Working from the top of the listing below, retype each line through the line containing "const yTicks = [5, 6, 7, 8, 9];", both included, with no pictures.

- **GIVEN DATA**:

-- BEGIN --

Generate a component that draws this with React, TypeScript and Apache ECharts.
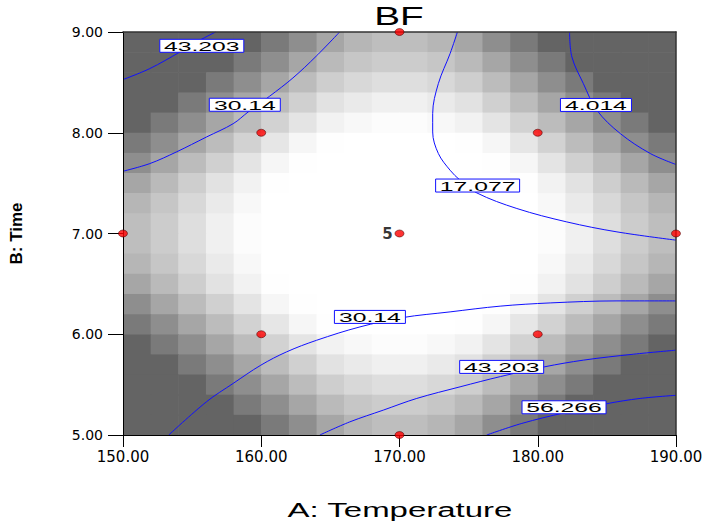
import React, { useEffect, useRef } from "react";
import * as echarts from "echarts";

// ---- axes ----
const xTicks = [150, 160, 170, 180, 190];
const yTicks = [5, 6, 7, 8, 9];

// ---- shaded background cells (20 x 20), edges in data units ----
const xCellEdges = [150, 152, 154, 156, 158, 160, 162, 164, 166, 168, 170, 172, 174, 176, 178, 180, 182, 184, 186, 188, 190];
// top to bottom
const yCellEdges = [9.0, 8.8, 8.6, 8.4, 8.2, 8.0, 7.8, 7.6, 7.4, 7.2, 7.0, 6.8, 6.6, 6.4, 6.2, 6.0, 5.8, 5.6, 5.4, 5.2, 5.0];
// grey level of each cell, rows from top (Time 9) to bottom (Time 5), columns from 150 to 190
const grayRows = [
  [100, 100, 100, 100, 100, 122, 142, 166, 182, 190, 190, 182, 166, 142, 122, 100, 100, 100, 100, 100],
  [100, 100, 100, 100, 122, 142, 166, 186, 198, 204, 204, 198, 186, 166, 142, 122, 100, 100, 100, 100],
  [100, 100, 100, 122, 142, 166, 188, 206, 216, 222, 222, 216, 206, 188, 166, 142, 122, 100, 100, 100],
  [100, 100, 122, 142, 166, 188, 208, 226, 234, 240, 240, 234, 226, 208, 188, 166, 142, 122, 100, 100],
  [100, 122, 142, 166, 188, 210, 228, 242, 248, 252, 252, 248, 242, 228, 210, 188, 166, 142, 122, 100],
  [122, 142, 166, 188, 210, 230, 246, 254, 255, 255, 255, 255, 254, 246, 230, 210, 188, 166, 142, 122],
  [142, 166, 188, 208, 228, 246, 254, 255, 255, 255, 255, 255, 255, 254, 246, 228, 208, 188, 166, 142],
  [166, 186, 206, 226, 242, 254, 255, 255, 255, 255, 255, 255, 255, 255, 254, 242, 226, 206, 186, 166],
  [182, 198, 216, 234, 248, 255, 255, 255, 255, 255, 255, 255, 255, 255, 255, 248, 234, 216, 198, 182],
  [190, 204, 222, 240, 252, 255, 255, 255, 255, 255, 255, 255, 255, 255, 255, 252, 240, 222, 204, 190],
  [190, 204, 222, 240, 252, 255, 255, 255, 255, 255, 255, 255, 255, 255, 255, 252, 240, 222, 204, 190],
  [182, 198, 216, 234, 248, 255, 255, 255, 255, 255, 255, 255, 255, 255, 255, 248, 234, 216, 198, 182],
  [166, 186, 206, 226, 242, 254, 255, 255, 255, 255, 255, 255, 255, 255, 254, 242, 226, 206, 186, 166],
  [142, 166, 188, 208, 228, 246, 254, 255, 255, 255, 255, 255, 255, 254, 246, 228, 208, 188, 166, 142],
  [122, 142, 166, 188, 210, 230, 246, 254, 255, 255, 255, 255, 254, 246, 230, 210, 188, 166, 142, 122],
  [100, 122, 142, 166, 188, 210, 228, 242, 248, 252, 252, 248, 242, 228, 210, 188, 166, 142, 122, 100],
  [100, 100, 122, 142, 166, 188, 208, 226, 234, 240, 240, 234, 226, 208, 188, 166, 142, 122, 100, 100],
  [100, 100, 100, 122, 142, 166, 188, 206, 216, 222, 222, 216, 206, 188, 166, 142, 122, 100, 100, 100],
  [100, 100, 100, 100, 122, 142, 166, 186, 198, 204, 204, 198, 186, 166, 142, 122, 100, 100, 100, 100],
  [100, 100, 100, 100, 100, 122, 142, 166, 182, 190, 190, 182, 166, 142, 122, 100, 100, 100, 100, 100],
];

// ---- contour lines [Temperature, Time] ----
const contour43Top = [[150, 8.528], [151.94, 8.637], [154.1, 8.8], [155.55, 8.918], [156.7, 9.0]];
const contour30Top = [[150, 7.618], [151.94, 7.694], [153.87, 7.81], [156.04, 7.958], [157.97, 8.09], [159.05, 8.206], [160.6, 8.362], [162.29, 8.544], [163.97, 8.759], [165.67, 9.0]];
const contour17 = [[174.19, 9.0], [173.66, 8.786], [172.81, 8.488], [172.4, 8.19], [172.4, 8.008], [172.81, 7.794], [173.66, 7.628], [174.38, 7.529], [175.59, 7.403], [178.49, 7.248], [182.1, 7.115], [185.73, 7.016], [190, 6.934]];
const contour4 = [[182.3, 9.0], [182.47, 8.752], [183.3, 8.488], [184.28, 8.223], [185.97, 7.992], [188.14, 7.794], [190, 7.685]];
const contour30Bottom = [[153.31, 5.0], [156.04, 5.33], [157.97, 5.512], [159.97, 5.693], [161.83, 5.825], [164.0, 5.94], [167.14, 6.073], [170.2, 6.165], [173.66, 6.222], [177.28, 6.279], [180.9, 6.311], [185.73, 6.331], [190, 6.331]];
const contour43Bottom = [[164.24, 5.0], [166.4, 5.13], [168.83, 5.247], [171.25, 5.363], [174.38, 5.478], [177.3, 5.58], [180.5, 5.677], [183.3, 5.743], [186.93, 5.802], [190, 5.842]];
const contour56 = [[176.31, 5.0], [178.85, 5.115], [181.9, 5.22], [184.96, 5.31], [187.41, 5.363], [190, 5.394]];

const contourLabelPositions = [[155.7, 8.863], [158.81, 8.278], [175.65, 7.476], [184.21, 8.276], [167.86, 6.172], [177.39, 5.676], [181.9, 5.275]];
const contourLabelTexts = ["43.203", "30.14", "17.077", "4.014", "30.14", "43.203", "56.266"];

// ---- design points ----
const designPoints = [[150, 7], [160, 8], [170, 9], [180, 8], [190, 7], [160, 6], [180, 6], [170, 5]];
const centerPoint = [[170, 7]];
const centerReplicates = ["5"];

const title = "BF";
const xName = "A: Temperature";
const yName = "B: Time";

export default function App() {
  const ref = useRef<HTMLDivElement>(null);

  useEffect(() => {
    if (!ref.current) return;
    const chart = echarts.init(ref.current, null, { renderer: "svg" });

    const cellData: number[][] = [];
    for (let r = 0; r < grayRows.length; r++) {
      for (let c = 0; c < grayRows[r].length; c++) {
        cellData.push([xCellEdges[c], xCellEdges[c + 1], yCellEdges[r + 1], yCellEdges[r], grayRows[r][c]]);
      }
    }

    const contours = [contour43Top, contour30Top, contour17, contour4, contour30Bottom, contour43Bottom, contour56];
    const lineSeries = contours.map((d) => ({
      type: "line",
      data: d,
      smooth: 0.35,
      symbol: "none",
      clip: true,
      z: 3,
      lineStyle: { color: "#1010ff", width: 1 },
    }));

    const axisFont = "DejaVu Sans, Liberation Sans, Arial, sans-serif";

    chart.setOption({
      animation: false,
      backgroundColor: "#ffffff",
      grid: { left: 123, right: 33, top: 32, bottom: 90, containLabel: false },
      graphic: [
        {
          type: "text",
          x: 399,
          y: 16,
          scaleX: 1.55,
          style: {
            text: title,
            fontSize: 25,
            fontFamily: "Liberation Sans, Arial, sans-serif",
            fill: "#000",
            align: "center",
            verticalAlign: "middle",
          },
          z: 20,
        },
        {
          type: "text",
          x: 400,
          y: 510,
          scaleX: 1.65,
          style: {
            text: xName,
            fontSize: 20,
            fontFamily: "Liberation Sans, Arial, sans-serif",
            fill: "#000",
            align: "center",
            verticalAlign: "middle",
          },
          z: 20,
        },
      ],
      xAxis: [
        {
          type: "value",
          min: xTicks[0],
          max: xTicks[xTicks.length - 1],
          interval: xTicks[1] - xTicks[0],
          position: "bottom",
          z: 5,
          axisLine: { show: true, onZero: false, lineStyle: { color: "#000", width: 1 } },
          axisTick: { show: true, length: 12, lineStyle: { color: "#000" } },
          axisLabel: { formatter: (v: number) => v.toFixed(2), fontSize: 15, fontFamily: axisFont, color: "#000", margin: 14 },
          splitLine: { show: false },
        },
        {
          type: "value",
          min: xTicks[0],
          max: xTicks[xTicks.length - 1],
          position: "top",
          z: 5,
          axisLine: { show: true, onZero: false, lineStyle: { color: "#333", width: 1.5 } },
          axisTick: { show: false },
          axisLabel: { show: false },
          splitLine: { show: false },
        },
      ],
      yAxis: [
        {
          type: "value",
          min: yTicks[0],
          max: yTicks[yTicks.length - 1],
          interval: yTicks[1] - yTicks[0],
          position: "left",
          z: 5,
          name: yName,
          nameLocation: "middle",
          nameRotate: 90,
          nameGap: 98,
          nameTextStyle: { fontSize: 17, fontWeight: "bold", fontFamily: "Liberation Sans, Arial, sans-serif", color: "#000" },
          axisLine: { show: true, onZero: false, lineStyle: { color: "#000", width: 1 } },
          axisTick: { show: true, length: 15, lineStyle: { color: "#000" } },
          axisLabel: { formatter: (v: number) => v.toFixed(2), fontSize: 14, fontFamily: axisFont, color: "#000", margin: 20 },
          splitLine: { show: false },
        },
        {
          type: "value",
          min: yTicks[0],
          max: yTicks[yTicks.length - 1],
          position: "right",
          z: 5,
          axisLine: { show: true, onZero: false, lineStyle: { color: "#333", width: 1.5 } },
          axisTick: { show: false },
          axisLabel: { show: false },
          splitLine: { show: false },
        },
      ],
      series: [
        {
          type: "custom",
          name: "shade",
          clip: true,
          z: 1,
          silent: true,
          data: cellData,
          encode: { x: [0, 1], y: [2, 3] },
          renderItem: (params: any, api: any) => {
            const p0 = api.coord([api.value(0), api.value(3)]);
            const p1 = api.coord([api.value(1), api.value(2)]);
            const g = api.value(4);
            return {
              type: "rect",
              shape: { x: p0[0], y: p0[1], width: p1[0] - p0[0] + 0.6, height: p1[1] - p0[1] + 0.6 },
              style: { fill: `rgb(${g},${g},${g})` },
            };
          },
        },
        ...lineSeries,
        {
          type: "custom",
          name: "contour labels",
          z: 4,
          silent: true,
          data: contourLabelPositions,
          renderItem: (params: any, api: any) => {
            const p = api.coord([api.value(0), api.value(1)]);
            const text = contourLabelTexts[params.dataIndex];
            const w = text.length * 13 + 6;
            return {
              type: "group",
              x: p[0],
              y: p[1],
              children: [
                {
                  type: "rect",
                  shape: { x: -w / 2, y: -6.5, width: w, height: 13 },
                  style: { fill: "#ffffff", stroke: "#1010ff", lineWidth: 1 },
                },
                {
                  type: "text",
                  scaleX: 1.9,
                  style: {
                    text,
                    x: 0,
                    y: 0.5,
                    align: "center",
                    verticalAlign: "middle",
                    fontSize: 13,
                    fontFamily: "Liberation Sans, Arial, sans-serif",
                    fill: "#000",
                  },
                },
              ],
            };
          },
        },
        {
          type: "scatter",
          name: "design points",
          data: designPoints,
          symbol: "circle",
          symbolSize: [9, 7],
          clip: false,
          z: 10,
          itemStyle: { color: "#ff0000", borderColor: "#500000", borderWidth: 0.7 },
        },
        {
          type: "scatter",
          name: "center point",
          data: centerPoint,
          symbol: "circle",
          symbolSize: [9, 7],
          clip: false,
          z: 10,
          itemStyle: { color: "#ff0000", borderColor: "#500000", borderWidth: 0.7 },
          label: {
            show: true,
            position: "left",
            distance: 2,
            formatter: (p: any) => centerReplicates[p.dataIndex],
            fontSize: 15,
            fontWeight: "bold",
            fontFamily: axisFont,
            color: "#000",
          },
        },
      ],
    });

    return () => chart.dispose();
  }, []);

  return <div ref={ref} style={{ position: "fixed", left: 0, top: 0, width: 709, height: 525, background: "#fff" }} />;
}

-- END --

- **ANSWER TO THE EXERCISE**:
Generate a component that draws this with React, TypeScript and Apache ECharts.
import React, { useEffect, useRef } from "react";
import * as echarts from "echarts";

// ---- axes ----
const xTicks = [150, 160, 170, 180, 190];
const yTicks = [5, 6, 7, 8, 9];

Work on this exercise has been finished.